═════ Material for this task ═════
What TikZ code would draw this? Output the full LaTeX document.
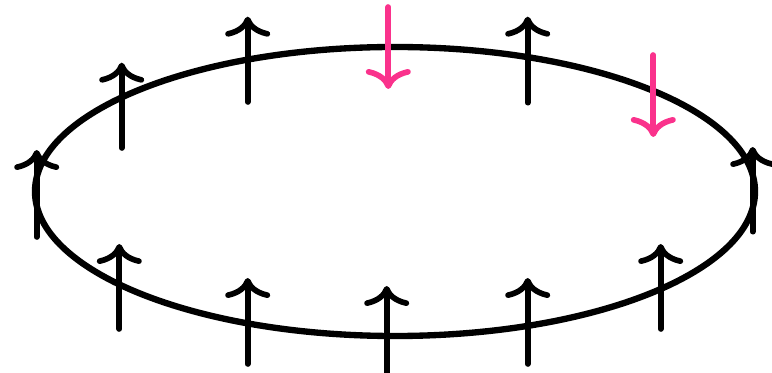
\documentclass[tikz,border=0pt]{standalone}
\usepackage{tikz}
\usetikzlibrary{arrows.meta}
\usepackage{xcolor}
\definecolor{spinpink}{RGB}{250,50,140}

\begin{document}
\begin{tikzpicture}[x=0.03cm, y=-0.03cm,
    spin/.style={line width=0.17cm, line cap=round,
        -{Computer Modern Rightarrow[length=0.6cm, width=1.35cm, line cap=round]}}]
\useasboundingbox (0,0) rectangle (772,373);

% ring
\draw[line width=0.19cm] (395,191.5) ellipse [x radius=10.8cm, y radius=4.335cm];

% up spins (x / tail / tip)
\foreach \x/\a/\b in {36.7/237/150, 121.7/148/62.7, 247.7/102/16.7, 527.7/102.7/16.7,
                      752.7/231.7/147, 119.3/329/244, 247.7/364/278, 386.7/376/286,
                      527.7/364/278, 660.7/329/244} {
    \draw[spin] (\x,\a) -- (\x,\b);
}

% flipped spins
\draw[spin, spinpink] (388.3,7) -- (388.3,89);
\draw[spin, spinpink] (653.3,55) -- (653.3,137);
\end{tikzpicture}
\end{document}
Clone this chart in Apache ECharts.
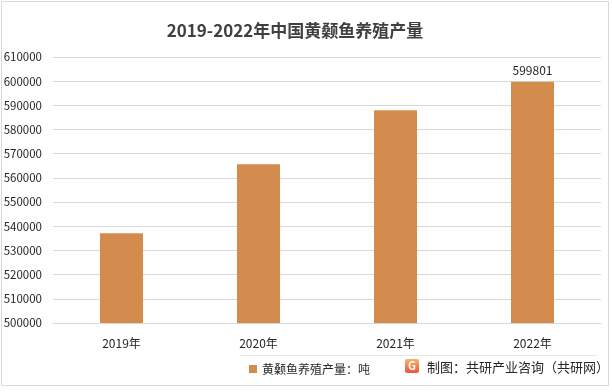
═════
Problem
Every line above should be returned word for word, with the pictures left behind.

Answer for the task
What TikZ code would draw this? Output the full LaTeX document.
\documentclass[tikz,border=0pt]{standalone}
\usepackage{tikz}
\usetikzlibrary{arrows.meta}
\usepackage{xcolor}
\definecolor{spinpink}{RGB}{250,50,140}

\begin{document}
\begin{tikzpicture}[x=0.03cm, y=-0.03cm,
    spin/.style={line width=0.17cm, line cap=round,
        -{Computer Modern Rightarrow[length=0.6cm, width=1.35cm, line cap=round]}}]
\useasboundingbox (0,0) rectangle (772,373);

% ring
\draw[line width=0.19cm] (395,191.5) ellipse [x radius=10.8cm, y radius=4.335cm];

% up spins (x / tail / tip)
\foreach \x/\a/\b in {36.7/237/150, 121.7/148/62.7, 247.7/102/16.7, 527.7/102.7/16.7,
                      752.7/231.7/147, 119.3/329/244, 247.7/364/278, 386.7/376/286,
                      527.7/364/278, 660.7/329/244} {
    \draw[spin] (\x,\a) -- (\x,\b);
}

% flipped spins
\draw[spin, spinpink] (388.3,7) -- (388.3,89);
\draw[spin, spinpink] (653.3,55) -- (653.3,137);
\end{tikzpicture}
\end{document}
Clone this chart in Apache ECharts.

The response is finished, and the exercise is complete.